By trade I am a lawyer. Many lawyers do have a passion besides their original profession though, I happen to have three, if you count my love for children in general and my own children in particular. The other two are writing and art. I mention this because you will surely want to know how I am qualified to write on a subject that is a bit out of the way of my original expertise. My grandmother used to say I have been born with a brush in one and in pen in my other hand – and as far as I can remember I have been scribbling and drawing on every appropriate surface - and some less suited. That I came to study law is strange, all things considered, but I guess I wanted to try out if I could succeed at something else, something real. I graduated with two law degrees – and came straight back to art. I do believe though that art is not an esoteric, isolated endeavor that people sometimes take it to be. Artists are well advised to take notice of their world and have an understanding of it that transcends the visual. Beuys said that every person is an artist. He demanded that every physician, scientist, Philosopher be first trained in art. The reverse holds true too. Every artist is part of a tangible social reality. The training to become a lawyer might in the end not be either so far from or so detrimental to artistic creation as is might seem at first.

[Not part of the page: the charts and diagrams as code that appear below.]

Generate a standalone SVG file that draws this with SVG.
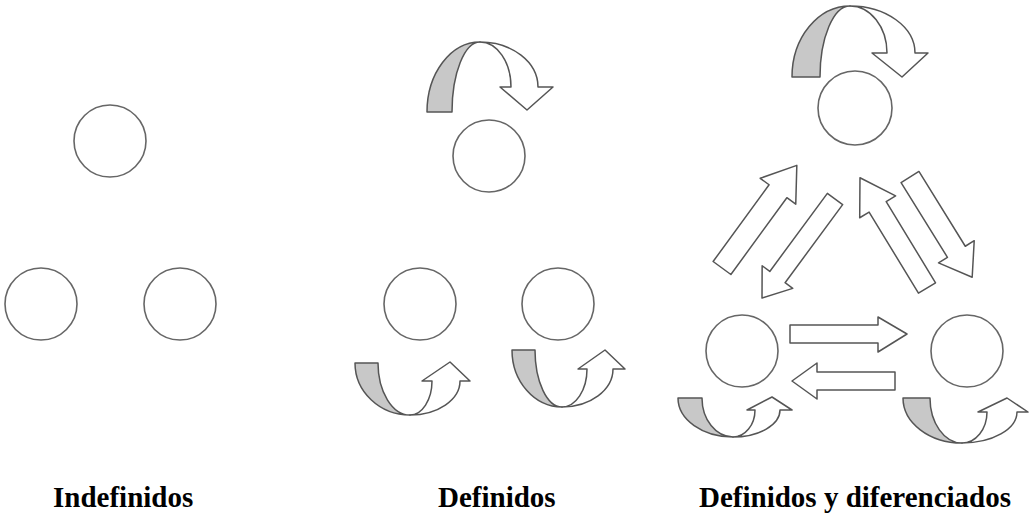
<svg xmlns="http://www.w3.org/2000/svg" width="1034" height="528" viewBox="0 0 1034 528">
<style>
.node{fill:#fff;stroke:#666;stroke-width:1.6}
.back{fill:#c8c8c8;stroke:#555;stroke-width:1.5;stroke-linejoin:round}
.front{fill:#fff;stroke:#555;stroke-width:1.5;stroke-linejoin:round}
.blk{fill:#fff;stroke:#555;stroke-width:1.5;stroke-linejoin:round}
.lbl{font-family:"Liberation Serif","Times New Roman",serif;font-weight:bold;font-size:29px;fill:#000}
</style>
<rect width="1034" height="528" fill="#fff"/>
<g id="panel1">
<g id="p1-top"><circle class="node" cx="110" cy="141" r="36"/></g>
<g id="p1-left"><circle class="node" cx="41" cy="304" r="36"/></g>
<g id="p1-right"><circle class="node" cx="180" cy="304" r="36"/></g>
</g>
<g id="panel2">
<g id="p2-top"><circle class="node" cx="489" cy="156" r="36"/></g>
<g id="p2-left"><circle class="node" cx="420" cy="304" r="36"/></g>
<g id="p2-right"><circle class="node" cx="558" cy="304" r="36"/></g>
</g>
<g id="panel3">
<g id="p3-top"><circle class="node" cx="855" cy="108" r="37"/></g>
<g id="p3-left"><circle class="node" cx="742" cy="351" r="36"/></g>
<g id="p3-right"><circle class="node" cx="967" cy="351" r="36"/></g>
</g>
<g id="connectors">
<path class="back" d="M427,112 A53,70 0 0 1 480,42 A28,70 0 0 0 452,112 Z"/>
<path class="front" d="M480,42 A31,45 0 0 1 511,87 L500,87 L527,110 L553,87 L538,87 A58,45 0 0 0 480,42 Z"/>
<path class="back" d="M355,363 A55,52 0 0 0 410,415 A32,52 0 0 1 378,363 Z"/>
<path class="front" d="M410,415 A22,34 0 0 0 432,381 L422,381 L450,362 L470,381 L460,381 A50,34 0 0 1 410,415 Z"/>
<path class="back" d="M512,350 A50,57 0 0 0 562,407 A27,57 0 0 1 535,350 Z"/>
<path class="front" d="M562,407 A25,38 0 0 0 587,369 L578,369 L605,350 L625,369 L613,369 A51,38 0 0 1 562,407 Z"/>
<path class="back" d="M792,77 A58,71 0 0 1 850,6 A30,71 0 0 0 820,77 Z"/>
<path class="front" d="M850,6 A37,47 0 0 1 887,53 L872,53 L902,77 L928,53 L915,53 A65,47 0 0 0 850,6 Z"/>
<path class="back" d="M678,398 A55,39 0 0 0 733,437 A31,39 0 0 1 702,398 Z"/>
<path class="front" d="M733,437 A22,27 0 0 0 755,410 L747,410 L772,397 L792,410 L780,410 A47,27 0 0 1 733,437 Z"/>
<path class="back" d="M903,398 A59,45 0 0 0 962,443 A32,45 0 0 1 930,398 Z"/>
<path class="front" d="M962,443 A25,31 0 0 0 987,412 L978,412 L1007,398 L1028,412 L1017,412 A55,31 0 0 1 962,443 Z"/>
<polygon class="blk" points="0,-11 95,-11 95,-22 127,0 95,22 95,11 0,11" transform="translate(722,268) rotate(-53.9)"/>
<polygon class="blk" points="0,-9.5 97,-9.5 97,-19 123,0 97,19 97,9.5 0,9.5" transform="translate(835,199) rotate(126.4)"/>
<polygon class="blk" points="0,-10 95,-10 95,-21 129,0 95,21 95,10 0,10" transform="translate(927,288) rotate(-121.3)"/>
<polygon class="blk" points="0,-10.5 88,-10.5 88,-21 118,0 88,21 88,10.5 0,10.5" transform="translate(910,177) rotate(58.2)"/>
<polygon class="blk" points="790,325 878,325 878,317 907,334 878,352 878,343 790,343"/>
<polygon class="blk" points="895,372 817,372 817,363 792,381 817,399 817,390 895,390"/>
</g>
<g id="labels">
<text class="lbl" x="53" y="507">Indefinidos</text>
<text class="lbl" x="438" y="507">Definidos</text>
<text class="lbl" x="699" y="507">Definidos y diferenciados</text>
</g>
</svg>
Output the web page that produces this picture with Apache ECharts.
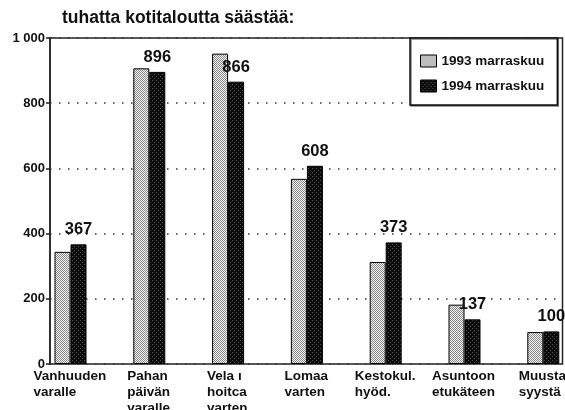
<!DOCTYPE html>
<html><head><meta charset="utf-8">
<script src="https://cdn.jsdelivr.net/npm/echarts@6/dist/echarts.min.js"></script>
<style>html,body{margin:0;padding:0;background:#fff}#c{width:565px;height:410px}</style>
</head><body><div id="c"></div>
<script>
const titleText = 'tuhatta kotitaloutta säästää:';
const categories = ['Vanhuuden\nvaralle', 'Pahan\npäivän\nvaralle', 'Vela\u00a0\u0131\nhoitca\nvarten', 'Lomaa\nvarten', 'Kestokul.\nhyöd.', 'Asuntoon\netukäteen', 'Muusta\nsyystä'];
const seriesNames = ['1993 marraskuu', '1994 marraskuu'];
const values1993 = [344, 907, 952, 568, 313, 182, 98];
const values1994 = [367, 896, 866, 608, 373, 137, 100];
const yTicks = [0, 200, 400, 600, 800, 1000];

function makePattern(bg, fg, test) {
  const c = document.createElement('canvas');
  c.width = 4; c.height = 4;
  const g = c.getContext('2d');
  g.fillStyle = bg; g.fillRect(0, 0, 4, 4);
  g.fillStyle = fg;
  for (let x = 0; x < 4; x++) for (let y = 0; y < 4; y++) if (test(x, y)) g.fillRect(x, y, 1, 1);
  return c;
}
const lightPat = makePattern('#f2f2f2', '#8a8a8a', (x, y) => (x + y) % 2 === 0);
const darkPat = makePattern('#0c0c0c', '#555555', (x, y) => x % 2 === 0 && y % 2 === 0 && (x + y) % 4 === 0);

const FONT = 'Liberation Sans';
const LABEL_SIZE = 13.5;
// left-aligned multi-line label blocks, centred on the category
const mctx = document.createElement('canvas').getContext('2d');
mctx.font = 'bold ' + LABEL_SIZE + 'px "' + FONT + '"';
const rich = {};
const labelIndex = {};
categories.forEach((c, i) => {
  const w = Math.max(...c.split('\n').map(l => mctx.measureText(l).width));
  rich['b' + i] = {width: Math.ceil(w) + 1, align: 'left', fontFamily: FONT, fontSize: LABEL_SIZE, fontWeight: 'bold', color: '#111', lineHeight: 16};
  labelIndex[c] = i;
});

const chart = echarts.init(document.getElementById('c'), null, {renderer: 'canvas'});
chart.setOption({
  animation: false,
  backgroundColor: '#fff',
  textStyle: {fontFamily: FONT, fontWeight: 'bold', color: '#111'},
  title: {
    text: titleText, left: 57, top: 4,
    textStyle: {fontFamily: FONT, fontSize: 17.5, fontWeight: 'bold', color: '#111'}
  },
  legend: {
    orient: 'vertical', left: 410, top: 38,
    data: seriesNames, icon: 'rect',
    backgroundColor: '#fff', borderColor: '#111', borderWidth: 1.5,
    shadowColor: 'rgba(0,0,0,0.5)', shadowOffsetX: 1, shadowOffsetY: 1, shadowBlur: 0,
    padding: [16, 13, 12, 10], itemGap: 11,
    itemWidth: 16, itemHeight: 12, itemStyle: {borderColor: '#000', borderWidth: 1},
    textStyle: {fontFamily: FONT, fontSize: 13.5, fontWeight: 'bold', color: '#111'},
    z: 10
  },
  grid: [
    {left: 50, right: 2.5, top: 38, bottom: 46, show: true, borderColor: '#222', borderWidth: 1.5, outerBoundsMode: 'none', containLabel: false},
    {left: 31.1, right: -17.7, top: 38, bottom: 46, outerBoundsMode: 'none', containLabel: false}
  ],
  xAxis: [
    {gridIndex: 0, type: 'value', min: 0, max: 1, show: false},
    {gridIndex: 1, type: 'category', data: categories,
     axisLine: {show: false}, axisTick: {show: false},
     axisLabel: {margin: 4, fontFamily: FONT, fontSize: LABEL_SIZE, fontWeight: 'bold', color: '#111', lineHeight: 16, interval: 0, hideOverlap: false,
       formatter: v => { const i = labelIndex[v]; return v.split('\n').map(l => '{b' + i + '|' + l + '}').join('\n'); },
       rich: rich}}
  ],
  yAxis: [
    {gridIndex: 0, type: 'value', min: yTicks[0], max: yTicks[yTicks.length - 1], interval: 200,
     axisLine: {show: true, lineStyle: {color: '#222', width: 1.5}},
     axisTick: {show: true, length: 4, lineStyle: {color: '#222', width: 1.5}},
     axisLabel: {margin: 5, fontFamily: FONT, fontSize: 13, fontWeight: 'bold', color: '#111',
       formatter: v => v >= 1000 ? String(v).replace(/(\d)(\d{3})$/, '$1 $2') : String(v)},
     splitLine: {show: true, lineStyle: {color: '#333', width: 1.5, type: [1.5, 7.5]}}},
    {gridIndex: 1, type: 'value', min: 0, max: 1000, show: false}
  ],
  series: [
    {name: seriesNames[0], type: 'bar', xAxisIndex: 1, yAxisIndex: 1, data: values1993,
     barWidth: 16, barGap: '0%',
     itemStyle: {color: {image: lightPat, repeat: 'repeat'}, borderColor: '#000', borderWidth: 1}},
    {name: seriesNames[1], type: 'bar', xAxisIndex: 1, yAxisIndex: 1, data: values1994,
     barWidth: 16, barGap: '0%',
     itemStyle: {color: {image: darkPat, repeat: 'repeat'}, borderColor: '#000', borderWidth: 1},
     label: {show: true, position: 'top', distance: 6, fontFamily: FONT, fontSize: 16.5, fontWeight: 'bold', color: '#111'}}
  ]
});
</script>
</body></html>
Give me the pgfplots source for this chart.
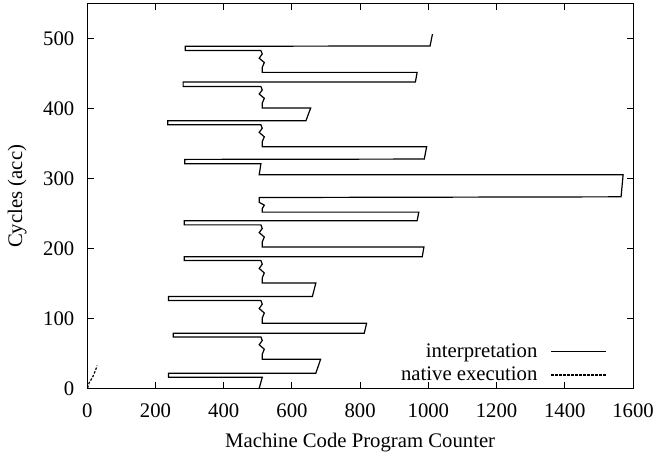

I do love children – and I do remember quite vividly to have been one myself. Believe me as a first hand witness and as someone who still draws and paints, saws and glues every day: There is no time like childhood to experience the joy of art. I had the good luck to be raised by a grandmother who had the wisdom of an older generation to pretty much let me do whatever I thought appropriate as long as I did not hammer her good table linens onto a broomstick for a pirate sail (happened only once) or cut out my great grandmother’s lace to make a cap for my bear. I could however use any tool that I would find in my grandfathers tool shed or the kitchen without anyone trying to figure out if they were childproof. I was also allowed to make generous use of old newspapers and magazines, of the newsprint paper that my grandfather, who was publisher of a local newspaper, brought home, and in general of every piece of metal, screw, paper, feather, stone or yes, glass! that I would pick up on our long walks. It never occurred to my grandparents that I might pick up some dangerous germs on the way - they were happy that I was busy (and not talking, which prior to walking was my other passion). I brought everything home and assembled it very much the way every child will when you do not interfere. I do not know where our desire to “make” things has its origin; I do know that we already possess it as children, together with an instinct of how things fit together. If children are not allowed to roam as freely as I was they will still build markers from pebbles and stones, they’d still use sticks to draw in sand, build strange, improvised gardens in mud, decorate prefabricated play structures with ritual signs.
To be creative is a basic desire of humans, all humans. It is a genuine expression of who we are even before we are defined by our social and economic circumstances. To teach a child to be creative therefore seems to me an elusive act. I look at children with a sense of awe, they are still there, right at the origin, and all I do as an art teacher is to take them on the long walk that my grandparents took me along to allow them to discover their world and collect at will what responds to their own desire of creating this world new. If we’d create more protective spaces for our children, spaces in which they could grow according to their own needs, we could cut back on many extracurricular activities. The challenge is right out there and the artist that lives in every one of us but is acutely alive in our children is ready to meet them.
To come back to the question of my own expertise: I do believe with visionary clarity that it is not my expertise that is relevant. It is my willingness to acknowledge and celebrate children as the artists they are. I do believe that art is not a matter of paper and ink, of perspective and shading, I do believe though art techniques can be taught art cannot, no more than breathing, walking, seeing. It is something that happens when things go right or when you have to make them come out right. Art is life.